[start Information supplied]

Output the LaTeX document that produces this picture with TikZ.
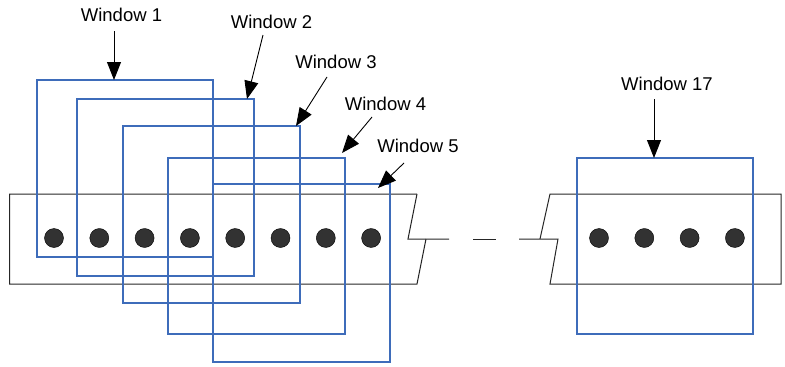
\documentclass[tikz,border=0pt]{standalone}
\usepackage{fontspec}
\setmainfont{Liberation Sans}
\usetikzlibrary{arrows.meta}
\definecolor{winblue}{RGB}{62,108,186}
\definecolor{dotgray}{RGB}{50,50,50}
\begin{document}
\begin{tikzpicture}[x=1pt,y=-1pt,
  win/.style={draw=winblue,line width=1.7pt},
  strip/.style={draw=black!85,line width=1pt},
  lbl/.style={font=\fontsize{18.5}{20}\selectfont,inner sep=0pt},
  ptr/.style={draw=black,line width=0.9pt,-{Triangle[length=18pt,width=14pt]}},
  dot/.style={circle,fill=dotgray,draw=black,line width=0.4pt,minimum size=19pt,inner sep=0pt}]
\useasboundingbox (0,0) rectangle (785,367);
% strip left part
\draw[strip] (417,194) -- (9.5,194) -- (9.5,284) -- (417,284) -- (426,239);
\draw[strip] (417,194) -- (408,239) -- (449,239);
\draw[strip] (473,239) -- (496,239);
% strip right part
\draw[strip] (519,239) -- (558,239) -- (550,284) -- (781,284) -- (781,194) -- (550,194) -- (540,239);
% dots
\foreach \x [count=\i] in {54,99.3,144.6,189.9,235.2,280.5,325.8,371.1}
  \node[dot] (d\i) at (\x,238) {};
\foreach \x [count=\i] in {599,644.3,689.6,734.9}
  \node[dot] (r\i) at (\x,238) {};
% windows
\draw[win] (37,80) rectangle (213,257);
\draw[win] (77,99) rectangle (254,276);
\draw[win] (123,126) rectangle (300,303);
\draw[win] (168,158) rectangle (345,334);
\draw[win] (213,184) rectangle (390,362);
\draw[win] (577,158) rectangle (753,334);
% labels
\node[lbl] (l1) at (121.5,15) {Window 1};
\node[lbl] (l2) at (271.5,22) {Window 2};
\node[lbl] (l3) at (336,62) {Window 3};
\node[lbl] (l4) at (385.5,104) {Window 4};
\node[lbl] (l5) at (418,146) {Window 5};
\node[lbl] (l17) at (667,84) {Window 17};
% arrow ends
\coordinate (s1) at (114,31);  \coordinate (t1) at (114,80);
\coordinate (s2) at (263,35);  \coordinate (t2) at (247,99);
\coordinate (s3) at (327,77);  \coordinate (t3) at (296,126);
\coordinate (s4) at (372,117); \coordinate (t4) at (342,153);
\coordinate (s5) at (404,163); \coordinate (t5) at (378,188);
\coordinate (s17) at (654,99); \coordinate (t17) at (654,158);
\foreach \k in {1,2,3,4,5,17}
  \draw[ptr] (s\k) -- (t\k);
\end{tikzpicture}
\end{document}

[end Information supplied]

# Prompt:
Your task is to repeat the data above exactly while excluding the pictures.

# Exercise solution:
Output the LaTeX document that produces this picture with TikZ.
\documentclass[tikz,border=0pt]{standalone}
\usepackage{fontspec}
\setmainfont{Liberation Sans}
\usetikzlibrary{arrows.meta}
\definecolor{winblue}{RGB}{62,108,186}
\definecolor{dotgray}{RGB}{50,50,50}
\begin{document}
\begin{tikzpicture}[x=1pt,y=-1pt,
  win/.style={draw=winblue,line width=1.7pt},
  strip/.style={draw=black!85,line width=1pt},
  lbl/.style={font=\fontsize{18.5}{20}\selectfont,inner sep=0pt},
  ptr/.style={draw=black,line width=0.9pt,-{Triangle[length=18pt,width=14pt]}},
  dot/.style={circle,fill=dotgray,draw=black,line width=0.4pt,minimum size=19pt,inner sep=0pt}]
\useasboundingbox (0,0) rectangle (785,367);
% strip left part
\draw[strip] (417,194) -- (9.5,194) -- (9.5,284) -- (417,284) -- (426,239);
\draw[strip] (417,194) -- (408,239) -- (449,239);
\draw[strip] (473,239) -- (496,239);
% strip right part
\draw[strip] (519,239) -- (558,239) -- (550,284) -- (781,284) -- (781,194) -- (550,194) -- (540,239);
% dots
\foreach \x [count=\i] in {54,99.3,144.6,189.9,235.2,280.5,325.8,371.1}
  \node[dot] (d\i) at (\x,238) {};
\foreach \x [count=\i] in {599,644.3,689.6,734.9}
  \node[dot] (r\i) at (\x,238) {};
% windows
\draw[win] (37,80) rectangle (213,257);
\draw[win] (77,99) rectangle (254,276);
\draw[win] (123,126) rectangle (300,303);
\draw[win] (168,158) rectangle (345,334);
\draw[win] (213,184) rectangle (390,362);
\draw[win] (577,158) rectangle (753,334);
% labels
\node[lbl] (l1) at (121.5,15) {Window 1};
\node[lbl] (l2) at (271.5,22) {Window 2};
\node[lbl] (l3) at (336,62) {Window 3};
\node[lbl] (l4) at (385.5,104) {Window 4};
\node[lbl] (l5) at (418,146) {Window 5};
\node[lbl] (l17) at (667,84) {Window 17};
% arrow ends
\coordinate (s1) at (114,31);  \coordinate (t1) at (114,80);
\coordinate (s2) at (263,35);  \coordinate (t2) at (247,99);
\coordinate (s3) at (327,77);  \coordinate (t3) at (296,126);
\coordinate (s4) at (372,117); \coordinate (t4) at (342,153);
\coordinate (s5) at (404,163); \coordinate (t5) at (378,188);
\coordinate (s17) at (654,99); \coordinate (t17) at (654,158);
\foreach \k in {1,2,3,4,5,17}
  \draw[ptr] (s\k) -- (t\k);
\end{tikzpicture}
\end{document}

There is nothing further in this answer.